━━ Source excerpt
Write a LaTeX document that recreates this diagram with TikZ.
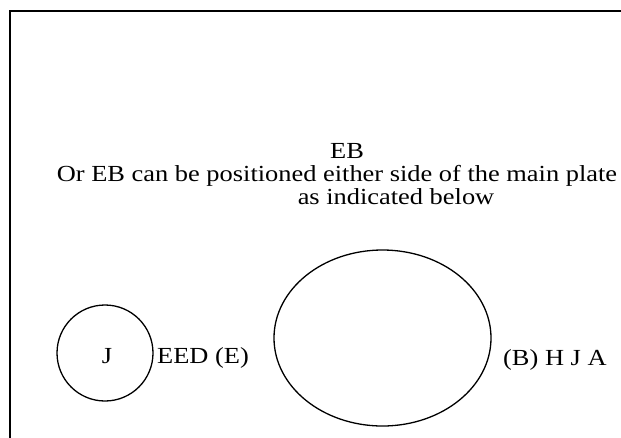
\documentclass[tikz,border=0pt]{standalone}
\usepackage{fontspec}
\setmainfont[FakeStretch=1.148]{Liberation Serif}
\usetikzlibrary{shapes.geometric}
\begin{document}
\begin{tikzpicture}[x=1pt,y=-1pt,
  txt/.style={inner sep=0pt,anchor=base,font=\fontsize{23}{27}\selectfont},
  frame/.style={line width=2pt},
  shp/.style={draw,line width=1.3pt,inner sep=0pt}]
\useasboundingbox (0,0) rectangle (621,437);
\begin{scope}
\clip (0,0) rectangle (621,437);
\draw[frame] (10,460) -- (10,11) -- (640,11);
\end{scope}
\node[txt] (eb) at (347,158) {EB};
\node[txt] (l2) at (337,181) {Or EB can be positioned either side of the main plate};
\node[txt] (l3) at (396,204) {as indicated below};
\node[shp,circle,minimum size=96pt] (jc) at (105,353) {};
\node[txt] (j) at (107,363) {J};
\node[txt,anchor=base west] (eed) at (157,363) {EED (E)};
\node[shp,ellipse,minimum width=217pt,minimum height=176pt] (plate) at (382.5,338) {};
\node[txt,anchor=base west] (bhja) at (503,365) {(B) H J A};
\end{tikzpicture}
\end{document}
━━━━
Exercise details
Quote all the lines above exactly as given. Do not include the pictures.

Exercise solution
Write a LaTeX document that recreates this diagram with TikZ.
\documentclass[tikz,border=0pt]{standalone}
\usepackage{fontspec}
\setmainfont[FakeStretch=1.148]{Liberation Serif}
\usetikzlibrary{shapes.geometric}
\begin{document}
\begin{tikzpicture}[x=1pt,y=-1pt,
  txt/.style={inner sep=0pt,anchor=base,font=\fontsize{23}{27}\selectfont},
  frame/.style={line width=2pt},
  shp/.style={draw,line width=1.3pt,inner sep=0pt}]
\useasboundingbox (0,0) rectangle (621,437);
\begin{scope}
\clip (0,0) rectangle (621,437);
\draw[frame] (10,460) -- (10,11) -- (640,11);
\end{scope}
\node[txt] (eb) at (347,158) {EB};
\node[txt] (l2) at (337,181) {Or EB can be positioned either side of the main plate};
\node[txt] (l3) at (396,204) {as indicated below};
\node[shp,circle,minimum size=96pt] (jc) at (105,353) {};
\node[txt] (j) at (107,363) {J};
\node[txt,anchor=base west] (eed) at (157,363) {EED (E)};
\node[shp,ellipse,minimum width=217pt,minimum height=176pt] (plate) at (382.5,338) {};
\node[txt,anchor=base west] (bhja) at (503,365) {(B) H J A};
\end{tikzpicture}
\end{document}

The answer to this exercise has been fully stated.